Note on the Creation of the Cide-Bets
09 de December de 2025
Note on the Creation of the Cide-Bets
The Brazilian Institute for Responsible Gaming (IBJR) recognizes the importance of the ongoing debate in the National Congress on new ways to finance public policies. However, it warns that the creation of the Cide-Bets—by substantially increasing the tax burden on a newly regulated sector—risks producing effects contrary to those intended by lawmakers. As currently designed, the Cide-Bets risks becoming, in practice, a contribution that strengthens the illegal market—the very opposite of its stated purpose. By making legal operations more costly, the measure increases the appeal of clandestine platforms, reinforcing the very market it seeks to combat and weakening the effectiveness of the newly implemented regulation.

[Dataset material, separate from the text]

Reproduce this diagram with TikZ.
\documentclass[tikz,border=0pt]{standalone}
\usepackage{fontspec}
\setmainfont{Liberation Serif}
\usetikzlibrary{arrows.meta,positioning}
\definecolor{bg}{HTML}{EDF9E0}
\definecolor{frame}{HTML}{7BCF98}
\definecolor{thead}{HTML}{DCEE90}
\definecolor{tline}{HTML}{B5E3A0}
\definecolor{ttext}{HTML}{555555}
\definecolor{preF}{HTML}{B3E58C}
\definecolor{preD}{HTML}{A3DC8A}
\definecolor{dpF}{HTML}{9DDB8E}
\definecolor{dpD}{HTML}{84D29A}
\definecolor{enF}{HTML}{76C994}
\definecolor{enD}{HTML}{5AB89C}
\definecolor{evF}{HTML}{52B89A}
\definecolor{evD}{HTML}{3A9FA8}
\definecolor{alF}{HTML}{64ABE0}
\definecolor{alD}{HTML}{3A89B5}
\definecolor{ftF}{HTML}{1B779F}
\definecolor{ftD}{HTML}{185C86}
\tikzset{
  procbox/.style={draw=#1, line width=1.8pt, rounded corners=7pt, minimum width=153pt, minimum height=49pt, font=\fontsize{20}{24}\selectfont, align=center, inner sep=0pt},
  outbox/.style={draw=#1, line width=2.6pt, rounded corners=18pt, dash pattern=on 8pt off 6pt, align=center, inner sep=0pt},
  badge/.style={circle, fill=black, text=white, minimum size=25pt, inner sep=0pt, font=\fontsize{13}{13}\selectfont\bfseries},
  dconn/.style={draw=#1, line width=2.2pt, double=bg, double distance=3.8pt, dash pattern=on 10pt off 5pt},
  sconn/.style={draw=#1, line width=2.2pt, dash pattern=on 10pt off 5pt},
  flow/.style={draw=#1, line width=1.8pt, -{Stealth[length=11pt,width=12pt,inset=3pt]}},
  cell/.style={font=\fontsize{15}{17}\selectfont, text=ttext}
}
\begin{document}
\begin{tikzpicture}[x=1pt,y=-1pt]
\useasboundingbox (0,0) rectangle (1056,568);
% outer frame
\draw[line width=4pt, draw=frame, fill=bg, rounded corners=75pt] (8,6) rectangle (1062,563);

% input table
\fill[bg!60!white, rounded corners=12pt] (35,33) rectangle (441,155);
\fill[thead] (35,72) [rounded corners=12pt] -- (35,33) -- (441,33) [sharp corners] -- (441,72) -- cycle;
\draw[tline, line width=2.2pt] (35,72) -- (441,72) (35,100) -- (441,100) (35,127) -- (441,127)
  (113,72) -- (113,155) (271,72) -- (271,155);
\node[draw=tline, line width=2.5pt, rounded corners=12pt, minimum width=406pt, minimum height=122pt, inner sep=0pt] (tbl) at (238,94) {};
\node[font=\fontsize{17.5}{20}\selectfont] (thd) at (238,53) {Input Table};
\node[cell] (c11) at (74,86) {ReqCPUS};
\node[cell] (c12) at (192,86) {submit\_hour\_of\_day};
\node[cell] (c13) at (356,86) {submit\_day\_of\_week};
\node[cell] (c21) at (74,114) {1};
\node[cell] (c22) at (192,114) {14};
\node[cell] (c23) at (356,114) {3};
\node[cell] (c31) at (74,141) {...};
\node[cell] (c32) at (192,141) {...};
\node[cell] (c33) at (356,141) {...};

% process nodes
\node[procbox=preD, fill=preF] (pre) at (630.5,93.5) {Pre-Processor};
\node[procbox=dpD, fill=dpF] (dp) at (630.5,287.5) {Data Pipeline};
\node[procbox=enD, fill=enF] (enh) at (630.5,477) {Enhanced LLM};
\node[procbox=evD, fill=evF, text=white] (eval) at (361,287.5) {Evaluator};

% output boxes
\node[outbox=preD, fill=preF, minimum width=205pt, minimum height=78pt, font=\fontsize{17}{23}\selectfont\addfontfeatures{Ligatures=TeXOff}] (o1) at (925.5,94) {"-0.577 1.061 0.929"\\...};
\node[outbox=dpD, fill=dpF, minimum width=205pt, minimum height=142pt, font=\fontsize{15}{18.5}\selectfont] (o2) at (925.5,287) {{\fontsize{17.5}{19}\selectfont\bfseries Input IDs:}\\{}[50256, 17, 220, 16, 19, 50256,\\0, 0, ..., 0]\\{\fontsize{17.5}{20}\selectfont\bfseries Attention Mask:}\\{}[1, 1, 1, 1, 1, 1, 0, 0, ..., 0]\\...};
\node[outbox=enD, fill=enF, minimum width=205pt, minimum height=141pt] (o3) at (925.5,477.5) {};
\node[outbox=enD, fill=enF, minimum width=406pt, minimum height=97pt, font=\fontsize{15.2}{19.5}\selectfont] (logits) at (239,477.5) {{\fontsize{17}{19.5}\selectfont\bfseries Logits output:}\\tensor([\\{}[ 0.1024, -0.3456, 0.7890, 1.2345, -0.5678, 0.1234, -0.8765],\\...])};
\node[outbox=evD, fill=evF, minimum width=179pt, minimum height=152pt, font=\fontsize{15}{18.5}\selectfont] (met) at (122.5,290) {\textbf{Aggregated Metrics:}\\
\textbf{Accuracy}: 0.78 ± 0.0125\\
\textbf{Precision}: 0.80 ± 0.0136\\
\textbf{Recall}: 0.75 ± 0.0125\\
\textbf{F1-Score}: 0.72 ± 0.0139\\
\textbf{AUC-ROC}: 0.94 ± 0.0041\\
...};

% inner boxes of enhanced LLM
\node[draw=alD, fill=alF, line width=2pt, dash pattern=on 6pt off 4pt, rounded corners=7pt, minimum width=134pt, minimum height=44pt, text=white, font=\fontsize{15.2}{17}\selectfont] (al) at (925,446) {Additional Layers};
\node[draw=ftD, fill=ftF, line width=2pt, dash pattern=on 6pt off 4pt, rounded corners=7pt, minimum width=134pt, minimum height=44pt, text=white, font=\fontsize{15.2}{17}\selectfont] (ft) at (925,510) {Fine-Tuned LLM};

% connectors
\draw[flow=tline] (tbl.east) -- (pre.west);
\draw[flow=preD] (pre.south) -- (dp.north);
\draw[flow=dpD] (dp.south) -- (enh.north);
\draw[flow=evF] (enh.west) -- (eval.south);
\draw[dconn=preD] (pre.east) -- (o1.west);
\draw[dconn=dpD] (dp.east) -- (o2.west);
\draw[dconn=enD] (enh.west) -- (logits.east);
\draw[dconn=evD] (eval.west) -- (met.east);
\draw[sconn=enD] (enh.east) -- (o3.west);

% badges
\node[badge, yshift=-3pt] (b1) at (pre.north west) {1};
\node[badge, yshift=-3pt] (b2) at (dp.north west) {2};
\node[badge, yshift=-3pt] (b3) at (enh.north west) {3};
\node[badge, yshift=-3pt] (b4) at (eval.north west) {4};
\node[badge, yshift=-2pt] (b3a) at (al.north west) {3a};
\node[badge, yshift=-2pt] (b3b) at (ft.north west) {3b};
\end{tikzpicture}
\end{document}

A study by LCA Consultoria Econômica highlights conceptual and methodological weaknesses in the proposal: by making legal operations less competitive, the additional contribution encourages bettors to migrate to irregular sites, reduces channelization, weakens tax collection, and increases risks to consumers.
According to LCA, about 51% of the Brazilian betting market still operates illegally, meaning that more than half of all wagers escape any form of taxation. The projection of raising R$ 8.5 billion with the new contribution ignores this structural reality and overestimates the potential results. Moreover, the regulated sector already contributes significantly: in 2025, it is expected to generate approximately R$ 9 billion in federal taxes and R$ 600 million in municipal taxes, in addition to the 12% contribution on GGR—which, in practice, already performs a function similar to a selective tax and directs resources to priority areas, including public security.
International experience shows that excessive tax rates reduce the attractiveness of the regulated market and weaken revenue collection, as seen in the Netherlands. The most recent example is Colombia: the country implemented a 19% VAT on deposits (equivalent to taxing the wagered amount), resulting in an immediate drop of more than 30% in online gross revenue and a consequent reduction in transfers to the health-care system—the original goal of the measure.
In Brazil, where channelization is estimated at only 49%, the risk is even greater. It is essential that the Senate consider the opposite effect: a contribution designed to fight organized crime cannot end up increasing the competitive advantage of illegal operators. A CIDE intended to finance public security cannot, by its design, create incentives for the growth of informality—and this balance is crucial. Penalizing the sector that operates within the law will only strengthen illegality and undermine the outcomes expected from the public policies now under discussion in Congress.